Beginning in Bits and Bytes
Growing up, I enjoyed videogames a lot. Not the likes of the latest shooters or graphical masterpieces, but of classic and retro videogames. I always found pixel and low-poly art to have a certain charm, while the simplicity of the ideas and mechanics seemed wonderful in creating raw and engaging entertainment experiences. I enjoyed it when new games took inspiration from the limitations of these titles but combined them with the wisdom of game design lessons compiled from a few decades of experimentation. Delver is a great example if this - taking the fast-paced nature of games like Quake with the dungeon crawling nature of Rogue, all tied up with fantasy pixel art and a blocky aesthetic.
Then, I discovered something even more interesting - that people were still creating their own games for old consoles that had long been discontinued from production. An example that really caught my interest was the work of Morphcat Games and, in particular, their game “Micro Mages”, which was made for the NES with the same constraints as the original Super Mario Brothers. They did a great mini-documentary on their process, and why they were attracted to creating a game that could fit within the limitations of the original Nintendo Entertainment System.
So why am I - someone who works primarily in poetry - talking about niche videogames?
For me, all of these games do an excellent job at embodying the principle of creative constraint - the idea that, by putting certain restrictions around how we create a piece of art or entertainment, we inspire ourselves to maximise what we are able to accomplish within those constraints and create something incredible.

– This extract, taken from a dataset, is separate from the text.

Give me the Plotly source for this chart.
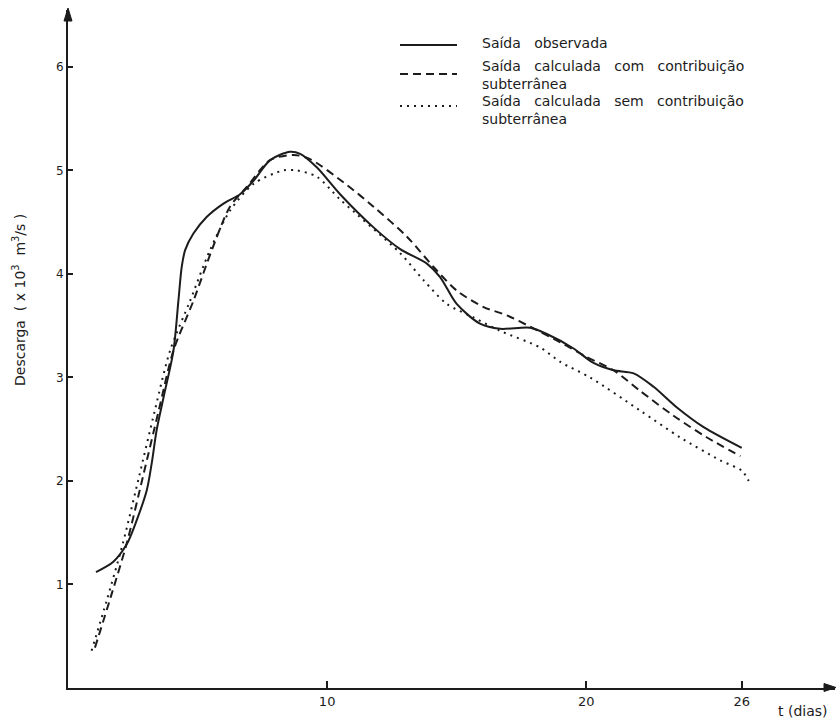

It is perhaps the opposite of thinking “outside the box” - instead of running from obstacles, we embrace them.
I suspect that part of what drew me to those videogames in the first place is in their embrace of creative constraint - an idea that I find particularly attractive and, in some ways, fundamental to life. I want to use this piece to explore the implications of creative constraints in poetic form and the way in which I utilise form in my writing to accentuate various qualities in a way I might not be able to otherwise.